49. İlk derece yargılamasında 8/10/2009 tarihli beşinci duruşmada Cumhuriyet savcısı esas hakkında mütalaasını vermiştir. Esas hakkındaki mütalaanın verildiği tarihten hükmün açıklandığı 19/11/2013 tarihinde yapılan son duruşmaya kadar sanıkların esas hakkındaki savunmaları veya ek savunmalarının tespitine çalışıldığı, sanıklardan bazılarına barodan müdafi tayin edilmesi istendiği veya kendisini avukatla temsil ettirmesi amacıyla süre verildiği, bu kapsamda yazışmalar gerçekleştirildiği, bunun yanında sanık müdafilerinin mazeret beyan ederek veya mazeretsiz olarak duruşmalara katılmamaları üzerine duruşmaların ertelendiği, dosyanın karar aşamasında olduğu belirtilerek duruşmaya gelmeyen sanık vekillerine veya mazereti kabul edilen sanık müdafilerine yeniden duruşma gününün bildirildiği anlaşılmaktadır.
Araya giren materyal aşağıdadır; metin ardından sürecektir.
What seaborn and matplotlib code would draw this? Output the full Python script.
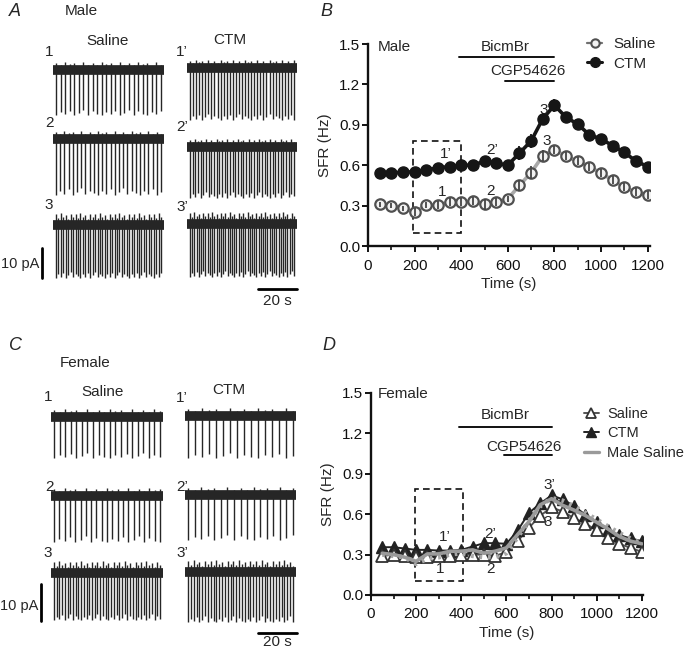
import numpy as np
import pandas as pd
import matplotlib
matplotlib.use("Agg")
import matplotlib.pyplot as plt
import seaborn as sns
from matplotlib.ticker import MultipleLocator
from matplotlib.lines import Line2D
from matplotlib.patches import Rectangle

sns.set_theme(style="ticks")
plt.rcParams["font.family"] = ["Liberation Sans", "DejaVu Sans"]

# ---------------- data ----------------
time_s = [50, 100, 150, 200, 250, 300, 350, 400, 450, 500, 550, 600,
          650, 700, 750, 800, 850, 900, 950, 1000, 1050, 1100, 1150, 1200]
male_saline = [0.31, 0.30, 0.28, 0.25, 0.305, 0.305, 0.325, 0.325, 0.335, 0.31, 0.325, 0.35,
               0.45, 0.545, 0.67, 0.715, 0.665, 0.63, 0.59, 0.54, 0.49, 0.435, 0.40, 0.38]
male_saline_sem = [0.02, 0.02, 0.02, 0.03, 0.02, 0.03, 0.03, 0.03, 0.03, 0.04, 0.03, 0.02,
                   0.04, 0.05, 0.04, 0.03, 0.03, 0.03, 0.03, 0.03, 0.03, 0.03, 0.03, 0.03]
male_ctm = [0.545, 0.54, 0.55, 0.55, 0.565, 0.58, 0.59, 0.60, 0.60, 0.63, 0.615, 0.60,
            0.69, 0.78, 0.945, 1.045, 0.955, 0.905, 0.825, 0.795, 0.745, 0.695, 0.63, 0.59]
male_ctm_sem = [0.02, 0.02, 0.02, 0.02, 0.02, 0.02, 0.02, 0.02, 0.02, 0.02, 0.02, 0.02,
                0.05, 0.05, 0.04, 0.05, 0.04, 0.04, 0.03, 0.03, 0.03, 0.03, 0.03, 0.03]
female_saline = [0.29, 0.30, 0.29, 0.28, 0.28, 0.29, 0.29, 0.30, 0.30, 0.30, 0.29, 0.32,
                 0.40, 0.50, 0.59, 0.65, 0.62, 0.57, 0.53, 0.48, 0.42, 0.38, 0.35, 0.32]
female_ctm = [0.355, 0.355, 0.345, 0.335, 0.335, 0.33, 0.33, 0.335, 0.36, 0.385, 0.385, 0.38,
              0.48, 0.61, 0.68, 0.74, 0.71, 0.66, 0.595, 0.545, 0.48, 0.445, 0.42, 0.40]
female_dotted = [0.30, 0.29, 0.28, 0.23, 0.27, 0.28, 0.30, 0.31, 0.29, 0.28, 0.28, 0.31,
                 0.43, 0.55, 0.66, 0.72, 0.70, 0.66, 0.61, 0.56, 0.51, 0.46, 0.42, 0.38]

male_saline_spikes = [24, 26, 44]
male_ctm_spikes = [35, 40, 48]
female_saline_spikes = [20, 21, 40]
female_ctm_spikes = [16, 17, 38]
row_labels_saline = ["1", "2", "3"]
row_labels_ctm = ["1\u2019", "2\u2019", "3\u2019"]

# ---------------- figure ----------------
W, H = 687, 652
fig = plt.figure(figsize=(W / 100, H / 100), dpi=100)
bg = fig.add_axes([0, 0, 1, 1])
bg.set_xlim(0, W)
bg.set_ylim(H, 0)
bg.axis("off")

TC = "#262626"
FS = 11
depth_pattern = [1.0, 0.93, 0.98, 0.9, 1.0, 0.95, 0.88, 0.99, 0.92, 0.97]
up_pattern = [0.9, 0.6, 1.0, 0.7, 0.85, 0.5, 0.95, 0.65]


def draw_trace(x0, x1, base, depth, n, up):
    xs = np.linspace(x0 + 3, x1 - 3, n)
    d = np.array([depth * depth_pattern[i % len(depth_pattern)] for i in range(n)])
    u = np.array([up * up_pattern[i % len(up_pattern)] for i in range(n)])
    bg.vlines(xs, base, base + d, color=TC, lw=1.0)
    bg.vlines(xs, base, base - u, color=TC, lw=1.0)
    bg.plot([x0, x1], [base, base], color=TC, lw=7, solid_capstyle="butt")


def trace_panel(letter, letter_xy, sex, sex_xy, sal_xy, ctm_xy,
                sal_x, ctm_x, sal_base, ctm_base, sal_depth, ctm_depth,
                sal_n, ctm_n, sal_lab, ctm_lab, pa_bar, pa_text_y, s_bar_y, s_text_y):
    bg.text(*letter_xy, letter, fontsize=13, style="italic", ha="center", va="center")
    bg.text(*sex_xy, sex, fontsize=FS, ha="center", va="center")
    bg.text(*sal_xy, "Saline", fontsize=FS, ha="center", va="center")
    bg.text(*ctm_xy, "CTM", fontsize=FS, ha="center", va="center")
    for i in range(3):
        ups = 8 if i < 2 else 12
        draw_trace(sal_x[0], sal_x[1], sal_base[i], sal_depth[i], sal_n[i], ups)
        draw_trace(ctm_x[0], ctm_x[1], ctm_base[i], ctm_depth[i], ctm_n[i], ups)
        bg.text(*sal_lab[i], row_labels_saline[i], fontsize=FS, ha="center", va="center")
        bg.text(*ctm_lab[i], row_labels_ctm[i], fontsize=FS, ha="center", va="center")
    bg.plot([pa_bar[0], pa_bar[0]], [pa_bar[1], pa_bar[2]], color="black", lw=2)
    bg.text(pa_bar[0] - 2.5, pa_text_y, "10 pA", fontsize=10.5, ha="right", va="center")
    bg.plot([258, 297], [s_bar_y, s_bar_y], color="black", lw=2)
    bg.text(277, s_text_y, "20 s", fontsize=FS, ha="center", va="center")


trace_panel("A", (15, 12), "Male", (81, 11), (108, 41), (230, 40),
            (53, 164), (187, 297), [70, 139, 225], [68, 147, 224],
            [45, 56, 53], [52, 51, 53],
            male_saline_spikes, male_ctm_spikes,
            [(49, 52), (50, 123), (49, 205)], [(182, 52), (182, 127), (182, 207)],
            (42, 248, 278), 264, 289, 301)

trace_panel("C", (15, 346), "Female", (85, 363), (103, 392), (229, 390),
            (51, 163), (185, 296), [417, 496, 573], [416, 495, 572],
            [41, 46, 47], [42, 45, 50],
            female_saline_spikes, female_ctm_spikes,
            [(48, 397), (50, 487), (48, 553)], [(182, 398), (182, 487), (182, 553)],
            (41, 584, 621), 606, 633, 642)

bg.text(326, 12, "B", fontsize=13, style="italic", ha="center", va="center")
bg.text(329, 346, "D", fontsize=13, style="italic", ha="center", va="center")


def style_axes(ax, xmax):
    ax.set_xlim(0, xmax)
    ax.set_ylim(0, 1.5)
    ax.set_xticks(range(0, 1201, 200))
    ax.xaxis.set_minor_locator(MultipleLocator(100))
    ax.set_yticks([0.0, 0.3, 0.6, 0.9, 1.2, 1.5])
    ax.set_yticklabels(["0.0", "0.3", "0.6", "0.9", "1.2", "1.5"])
    for s in ["top", "right"]:
        ax.spines[s].set_visible(False)
    for s in ["left", "bottom"]:
        ax.spines[s].set_linewidth(1.7)
        ax.spines[s].set_color("#111111")
    ax.tick_params(which="major", direction="out", length=4, width=1.4,
                   labelsize=FS, colors="#111111")
    ax.tick_params(which="minor", direction="out", length=3, width=1.2, colors="#111111")
    ax.tick_params(axis="x", which="major", pad=5)
    ax.tick_params(axis="y", which="major", pad=1.5)
    ax.set_xlabel("Time (s)", fontsize=FS, labelpad=3)
    ax.set_ylabel("SFR (Hz)", fontsize=FS, labelpad=5)
    ax.set_facecolor("none")


def drug_bars(ax, bic, cgp):
    ax.plot([bic[0], bic[1]], [bic[2], bic[2]], color="#111111", lw=1.4)
    ax.text((bic[3]), bic[4], "BicmBr", fontsize=FS, ha="center", va="center")
    ax.plot([cgp[0], cgp[1]], [cgp[2], cgp[2]], color="#111111", lw=1.4)
    ax.text(cgp[3], cgp[4], "CGP54626", fontsize=FS, ha="center", va="center")


# ---------------- panel B ----------------
axB = fig.add_axes([368 / W, 1 - 246 / H, (650 - 368) / W, (246 - 44) / H])
dfB = pd.DataFrame({"t": time_s, "saline": male_saline, "ctm": male_ctm})
sns.lineplot(data=dfB, x="t", y="saline", ax=axB, color="#a8a8a8", lw=2.6, zorder=2)
sns.lineplot(data=dfB, x="t", y="ctm", ax=axB, color="#161616", lw=2.6, zorder=2)
axB.plot(time_s, male_saline, ls="none", marker="o", ms=7.5, mfc="#f2f2f2",
         mec="#505050", mew=1.6, zorder=3)
axB.errorbar(time_s, male_saline, yerr=male_saline_sem, fmt="none", ecolor="#444444",
             elinewidth=1.3, capsize=0, zorder=4)
axB.errorbar(time_s, male_ctm, yerr=male_ctm_sem, fmt="none", ecolor="#161616",
             elinewidth=1.3, capsize=0, zorder=3)
axB.plot(time_s, male_ctm, ls="none", marker="o", ms=8, mfc="#161616", mec="#161616", zorder=4)
style_axes(axB, 1210)
axB.add_patch(Rectangle((195, 0.10), 205, 0.68, fill=False, ls=(0, (4, 2.5)),
                        lw=1.2, ec="#111111", zorder=1))
drug_bars(axB, (389, 800, 1.40, 590, 1.475), (589, 800, 1.228, 686, 1.30))
axB.text(40, 1.475, "Male", fontsize=FS, ha="left", va="center")
for lab, (x, y) in {"1\u2019": (334, 0.68), "2\u2019": (531, 0.715), "3\u2019": (763, 1.01),
                    "1": (317, 0.40), "2": (524, 0.41), "3": (767, 0.78)}.items():
    axB.text(x, y, lab, fontsize=FS, ha="center", va="center")
hB = [Line2D([], [], color="#707070", lw=1.6, marker="o", ms=6, mfc="#f2f2f2",
             mec="#505050", mew=1.5),
      Line2D([], [], color="#161616", lw=2.2, marker="o", ms=7, mfc="#161616")]
axB.legend(hB, ["Saline", "CTM"], loc="upper left", bbox_to_anchor=(587 / W, 1 - 37 / H),
           bbox_transform=fig.transFigure, frameon=False, fontsize=FS, handlelength=1.0,
           handletextpad=0.75, labelspacing=0.37, borderpad=0, borderaxespad=0)

# ---------------- panel D ----------------
axD = fig.add_axes([371 / W, 1 - 595 / H, (643 - 371) / W, (595 - 393) / H])
dfD = pd.DataFrame({"t": time_s, "fs": female_saline, "fc": female_ctm,
                    "ms": male_saline, "dot": female_dotted})
sns.lineplot(data=dfD, x="t", y="fs", ax=axD, color="#555555", lw=1.4, zorder=2)
sns.lineplot(data=dfD, x="t", y="fc", ax=axD, color="#222222", lw=1.4, zorder=2)
axD.plot(time_s, female_ctm, ls="none", marker="^", ms=8.5, mfc="#222222", mec="#222222", zorder=3)
axD.plot(time_s, female_saline, ls="none", marker="^", ms=8.5, mfc="white",
         mec="#333333", mew=1.3, zorder=3)
sns.lineplot(data=dfD, x="t", y="dot", ax=axD, color="#a8a8a8", lw=3.2,
             linestyle=(0, (0.6, 1.3)), zorder=4)
sns.lineplot(data=dfD, x="t", y="ms", ax=axD, color="#9a9a9a", lw=2.6, zorder=5)
style_axes(axD, 1205)
axD.add_patch(Rectangle((196, 0.107), 211, 0.683, fill=False, ls=(0, (4, 2.5)),
                        lw=1.2, ec="#111111", zorder=1))
drug_bars(axD, (388, 801, 1.245, 595, 1.335), (587, 801, 1.037, 676, 1.10))
axD.text(28, 1.49, "Female", fontsize=FS, ha="left", va="center")
for lab, (x, y) in {"1\u2019": (326, 0.43), "2\u2019": (528, 0.45), "3\u2019": (791, 0.82),
                    "1": (307, 0.19), "2": (528, 0.19), "3": (784, 0.545)}.items():
    axD.text(x, y, lab, fontsize=FS, ha="center", va="center", zorder=6)
hD = [Line2D([], [], color="#555555", lw=1.4, marker="^", ms=7, mfc="white", mec="#333333", mew=1.3),
      Line2D([], [], color="#222222", lw=1.4, marker="^", ms=7.5, mfc="#222222"),
      Line2D([], [], color="#9a9a9a", lw=2.4)]
axD.legend(hD, ["Saline", "CTM", "Male Saline"], loc="upper left",
           bbox_to_anchor=(584 / W, 1 - 407 / H), bbox_transform=fig.transFigure,
           frameon=False, fontsize=10.5, handlelength=1.0, handletextpad=0.6,
           labelspacing=0.37, borderpad=0, borderaxespad=0)

fig.savefig("out.png", dpi=100)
Bu nedenlere bağlı olarak ilk derece yargılamasının sonuçlanmasının geciktiği ve başvurucunun bu gecikmeye neden olacak bir tutum içinde olmadığı görülmektedir. Tutuklu olarak devam eden yargılamanın süratle sonuçlandırılması konusunda gereken özenin gösterilmediği sonucuna varılmıştır.
50. Açıklanan nedenlerle, Anayasa’nın 19. maddesinin yedinci fıkrasının ihlal edildiğine karar verilmesi gerekir.
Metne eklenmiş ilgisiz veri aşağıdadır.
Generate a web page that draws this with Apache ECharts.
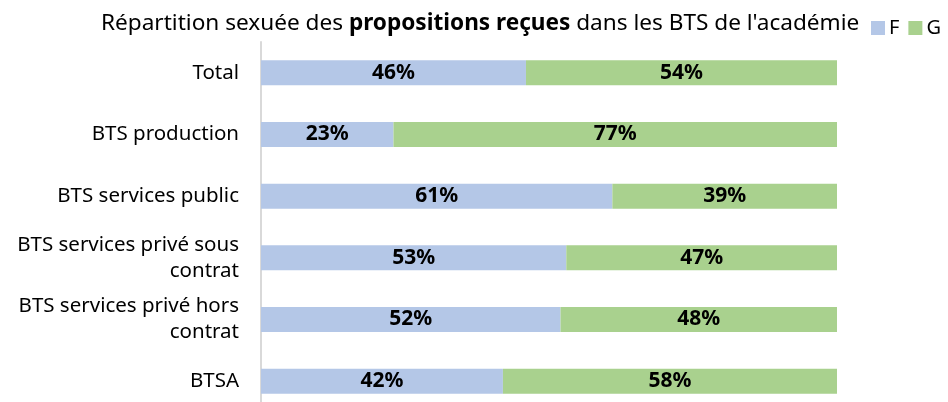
<!DOCTYPE html>
<html>
<head>
<meta charset="utf-8">
<script src="https://cdn.jsdelivr.net/npm/echarts@6/dist/echarts.min.js"></script>
<style>
html,body{margin:0;padding:0;background:#fff;overflow:hidden;}
#c{width:948px;height:420px;}
</style>
</head>
<body>
<div id="c"></div>
<script>
var categories = ["Total", "BTS production", "BTS services public", "BTS services privé sous contrat", "BTS services privé hors contrat", "BTSA"];
var valuesF = [46, 23, 61, 53, 52, 42];
var valuesG = [54, 77, 39, 47, 48, 58];
var seriesNames = ["F", "G"];

var FONT = "Noto Sans";
var chart = echarts.init(document.getElementById('c'), null, {renderer: 'canvas'});
var labelStyle = {
  show: true, position: 'inside', formatter: '{c}%',
  color: '#000', fontWeight: 'bold', fontFamily: FONT, fontSize: 21
};
chart.setOption({
  animation: false,
  textStyle: {fontFamily: FONT},
  title: {
    text: "{a|Répartition sexuée des }{b|propositions reçues}{a| dans les BTS de l'académie}",
    left: 96, top: 7,
    textStyle: {
      fontWeight: 'normal',
      rich: {
        a: {fontFamily: FONT, fontSize: 22.6, color: '#000', fontWeight: 'normal'},
        b: {fontFamily: FONT, fontSize: 22.6, color: '#000', fontWeight: 'bold'}
      }
    }
  },
  legend: {
    data: seriesNames, orient: 'horizontal',
    left: 871, top: 18, width: 120, padding: 0,
    icon: 'rect', itemWidth: 14, itemHeight: 14, itemGap: 9,
    textStyle: {fontFamily: FONT, fontSize: 20, color: '#000', padding: [0, 0, 0, -1]}
  },
  grid: {left: 261, top: 42, width: 576, height: 370, containLabel: false},
  xAxis: {
    type: 'value', min: 0, max: 100, show: false
  },
  yAxis: {
    type: 'category', data: categories, inverse: true,
    axisLine: {show: true, lineStyle: {color: '#d9d9d9', width: 2}},
    axisTick: {show: false},
    axisLabel: {
      color: '#000', fontFamily: FONT, fontSize: 20.5, margin: 22, lineHeight: 26, align: 'right',
      formatter: function (v) { return v.replace(' contrat', '\ncontrat'); }
    }
  },
  series: [
    {name: 'F', type: 'bar', stack: 't', data: valuesF, barWidth: 25,
     itemStyle: {color: '#b4c7e7'}, label: labelStyle},
    {name: 'G', type: 'bar', stack: 't', data: valuesG, barWidth: 25,
     itemStyle: {color: '#a9d18e'}, label: labelStyle}
  ]
});
</script>
</body>
</html>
3. 6216 Sayılı Kanunun 50. Maddesi Yönünden
51. 6216 sayılı Kanun’un 50. maddesinin (1) numaralı fıkrasında, esas inceleme sonunda ihlal kararı verilmesi hâlinde ihlalin ve sonuçlarının ortadan kaldırılması için yapılması gerekenlere hükmedileceği belirtilmiş; ancak yerindelik denetimi yapılamayacağı, idari eylem ve işlem niteliğinde karar verilemeyeceği hüküm altına alınmıştır.
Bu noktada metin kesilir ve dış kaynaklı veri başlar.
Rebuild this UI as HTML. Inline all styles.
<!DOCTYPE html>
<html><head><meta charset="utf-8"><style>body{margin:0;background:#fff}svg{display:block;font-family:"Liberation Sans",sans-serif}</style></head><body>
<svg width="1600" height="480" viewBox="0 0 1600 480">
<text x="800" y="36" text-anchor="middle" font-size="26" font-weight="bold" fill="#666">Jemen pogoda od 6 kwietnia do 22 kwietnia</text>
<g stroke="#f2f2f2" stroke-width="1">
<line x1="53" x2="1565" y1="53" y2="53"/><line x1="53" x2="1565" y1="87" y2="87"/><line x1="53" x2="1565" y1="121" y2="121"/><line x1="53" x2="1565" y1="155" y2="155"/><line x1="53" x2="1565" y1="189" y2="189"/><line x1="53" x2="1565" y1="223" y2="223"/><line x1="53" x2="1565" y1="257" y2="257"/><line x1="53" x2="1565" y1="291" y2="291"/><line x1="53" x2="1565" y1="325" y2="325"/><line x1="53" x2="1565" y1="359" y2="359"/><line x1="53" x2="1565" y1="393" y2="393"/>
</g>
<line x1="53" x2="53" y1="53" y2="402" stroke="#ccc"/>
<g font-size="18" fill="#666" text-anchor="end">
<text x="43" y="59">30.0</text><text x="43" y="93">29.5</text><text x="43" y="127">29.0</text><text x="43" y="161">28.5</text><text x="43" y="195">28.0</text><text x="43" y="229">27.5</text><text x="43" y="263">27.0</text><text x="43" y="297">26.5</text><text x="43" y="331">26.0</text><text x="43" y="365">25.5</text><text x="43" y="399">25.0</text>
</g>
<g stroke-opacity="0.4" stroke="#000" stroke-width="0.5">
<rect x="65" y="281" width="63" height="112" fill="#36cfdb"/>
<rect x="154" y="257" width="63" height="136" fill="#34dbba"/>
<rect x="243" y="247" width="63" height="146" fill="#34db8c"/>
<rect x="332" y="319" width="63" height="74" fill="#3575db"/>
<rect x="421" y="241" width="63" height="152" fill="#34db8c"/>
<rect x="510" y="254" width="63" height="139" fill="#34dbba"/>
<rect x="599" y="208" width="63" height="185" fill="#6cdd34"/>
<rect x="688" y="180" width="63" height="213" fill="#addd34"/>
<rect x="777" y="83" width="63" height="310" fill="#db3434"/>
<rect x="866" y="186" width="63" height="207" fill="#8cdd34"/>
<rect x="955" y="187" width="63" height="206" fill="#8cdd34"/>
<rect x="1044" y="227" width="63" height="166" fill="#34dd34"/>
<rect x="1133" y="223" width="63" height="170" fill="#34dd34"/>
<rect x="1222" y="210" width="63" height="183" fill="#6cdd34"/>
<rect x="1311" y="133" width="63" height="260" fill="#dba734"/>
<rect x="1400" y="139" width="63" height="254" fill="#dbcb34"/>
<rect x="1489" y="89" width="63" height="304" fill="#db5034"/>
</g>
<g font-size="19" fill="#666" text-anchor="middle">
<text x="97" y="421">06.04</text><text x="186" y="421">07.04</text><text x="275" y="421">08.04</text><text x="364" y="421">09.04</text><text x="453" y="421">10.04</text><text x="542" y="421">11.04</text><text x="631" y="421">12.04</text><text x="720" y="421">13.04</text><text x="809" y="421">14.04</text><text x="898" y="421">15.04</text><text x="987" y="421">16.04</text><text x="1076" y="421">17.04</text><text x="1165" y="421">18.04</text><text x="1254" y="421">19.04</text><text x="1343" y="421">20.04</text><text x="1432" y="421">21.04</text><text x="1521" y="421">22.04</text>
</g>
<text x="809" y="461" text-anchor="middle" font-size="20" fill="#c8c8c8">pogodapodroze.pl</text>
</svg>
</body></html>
52. Başvuruda, Anayasa'nın 19. maddesinin ihlal edildiği sonucuna varılmıştır. Başvurucu 20.000 TL manevi tazminat talep etmiştir. Başvurucu hakkında mahkûmiyet kararı verildiğinden tutukluluk hali sonra ermiştir. Başvurucunun kişi hürriyeti ve güvenliğine yönelik müdahale ve yalnızca ihlal tespitiyle telafi edilemeyecek ölçüdeki manevi zararın varlığı nedeniyle somut olayın özellikleri dikkate alınarak başvurucuya takdiren net 4.000,00 TL manevi tazminat ödenmesine karar verilmesi gerekir.
53. Başvurucu tarafından yapılan ve dosyadaki belgeler uyarınca tespit edilen 198,35 başvuru harcı ve 1.500,00 TL vekâlet ücretinden oluşan toplam 1.698,35 TL yargılama giderinin başvurucuya ödenmesine karar verilmesi gerekir.
V. HÜKÜM
Açıklanan gerekçelerle,
A. Başvurunun,
1. Kanunda öngörülen azami gözaltı süresinin aşıldığına ilişkin kısmının “zaman bakımından yetkisizlik”,
2. Kanunda öngörülen azami tutukluluk süresinin aşıldığına ilişkin kısmının “açıkça dayanaktan yoksunluk”,
nedenleriyle KABUL EDİLEMEZ OLDUĞUNA,
3. Tutukluluğun makul süreyi aştığına ilişkin kısmının KABUL EDİLEBİLİR OLDUĞUNA,
B. Tutukluluğun makul süreyi aşması nedeniyle Anayasa'nın 19. maddesinin yedinci fıkrasının İHLAL EDİLDİĞİNE,
C. Başvurucuya takdiren net 4.000 TL manevi tazminat ÖDENMESİNE, fazlaya ilişkin tazminat taleplerinin reddine,
D. Başvurucu tarafından yapılan 198,35 başvuru harcı ve 1.500,00 TL vekâlet ücretinden oluşan toplam 1.698,35 TL yargılama giderinin başvurucuya ÖDENMESİNE,
E. Ödemenin kararın tebliğinden sonra Maliye Bakanlığına yapılacak başvurudan itibaren dört ay içinde yapılmasına, ödemede gecikme olması halinde bu sürenin sona erdiği tarihten ödeme tarihine kadar geçen süre için yasal faiz uygulanmasına,
11/12/2014 tarihinde OY BİRLİĞİYLE karar verildi.